Laleeta Das decided late last year to move from Darwin to Melbourne to further her basketball education while pursuing her Year 10 studies. After she won a scholarship to Methodist Ladies College in Kew, her mother Emma did an online search for the city’s “best junior basketball clubs”.

Melbourne Tigers was the first name she saw.

At around the same time, Laleeta’s former Northern Territory state under-age and club teammate Bella Perkins was considering a similar relocation to Victoria, long regarded as the nation’s basketball heartland. Once a scholarship into Year 9 at Melbourne Girls’ Grammar was secured, finding a basketball home was the next priority.

Melbourne Tigers’ home courts, at MSAC, were just three kilometres away from the MGGS boarding house in South Yarra. Tick. And so it was that the combination of proximity, reputation and the recommendation of a school teacher meant that Bella, too, would join the Tigers’ family.

Laleeta, the youngest child of an Indian-Australian family, was offered a place in the 18.2s, and made her debut in the Eltham Dandenong Australia Day tournament at the end of January.

Bella, who has mixed but mostly Indigenous heritage through the Wiradjuri, Wurrumungu, Arrernte and Waanyi tribes, had her match debut for the 16.6s delayed by a clearance complication, but was due to play for the first time on the day the COVID-19 pandemic interrupted the season.

Just through training, though, the 14-year-old had already noticed the significant jump in standard. “It was a lot more intense, there’s a lot more skilled players, and there’s lots and lots of divisions,’’ says Bella. “Basketball is such a big thing there.’’

Boarding house closures and the shift to online learning necessitated the girls’ March return to their families in Darwin, but both will be back in Melbourne for the start of term three, at the latest.

The earlier easing of coronavirus-related restrictions means basketball training has already resumed in the NT, with competition to follow in the first week of June.

As her new Tigers friends resume training and await a resumption date, Laleeta admits that she, too, was struck by the difference in the playing level in Victoria – something she had first experienced at nationals.

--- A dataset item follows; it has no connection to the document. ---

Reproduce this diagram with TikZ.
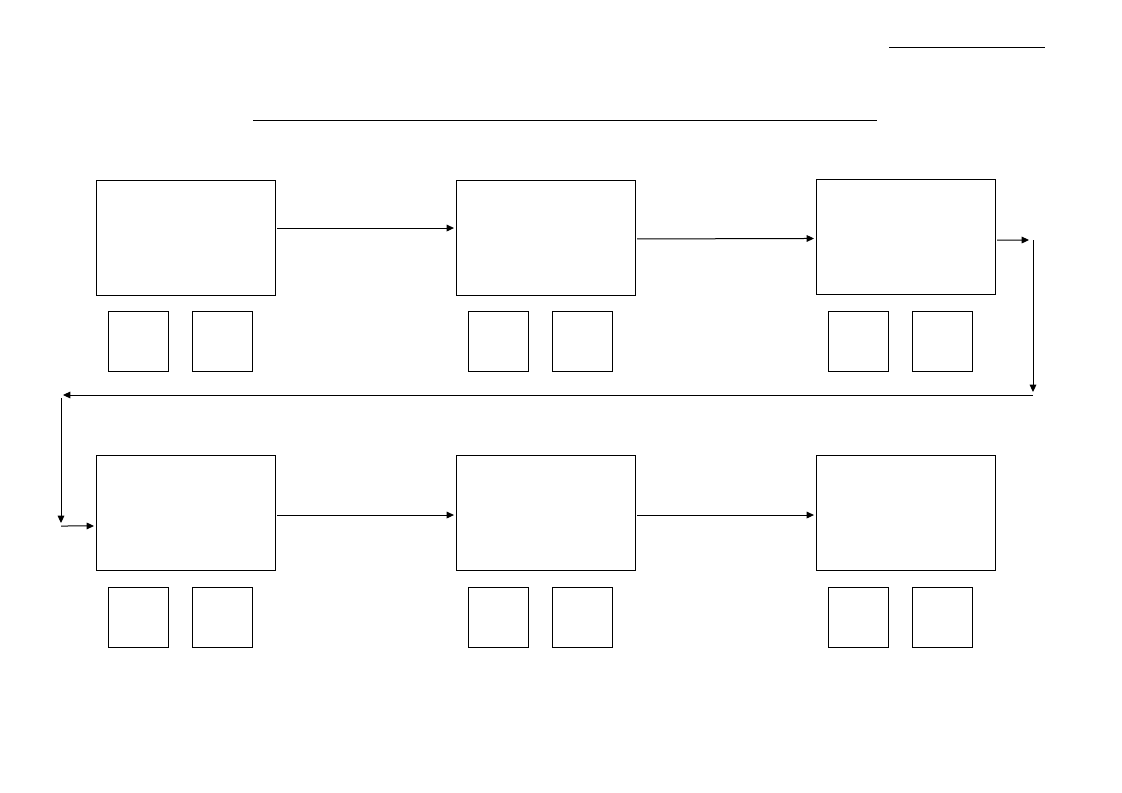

“It made me train harder when I saw how good everyone else there was,’’ says the 173-centimetre guard/forward, who turns 16 in December, and hopes to get to “just the highest level that I can, I guess’’.

There has been an abundance of support. During Laleeta’s initial stint, 18.2s team manager Lidija Fargher and one parent in particular, Brett Harvey, ferried her to both weekly team training sessions, while a location-influenced transport roster was drawn up for games on Friday nights.

On her daughter’s behalf, Melbourne born-and-raised Emma Swan Das has expressed her gratitude for everyone’s efforts – especially Lidja’s. “She has kept me in the loop and made us feel so welcome. I would also like to mention Emily’s dad Brett Harvey who also went out of his way to take Laleeta to and from Wednesdaytrainings.’’

Zoom has been the vehicle of necessity more recently, for it has enabled both girls to remain in touch with their Tigers’ teammates under the guidance of coaches Stu Hooper (18.2) and Mason Arkell (16.6) for drills, trivia nights and the like.

For both relocated Territorians, it has been good to be home. But, having experienced both school and Tigers-style basketball in Melbourne, it will be even better to be back.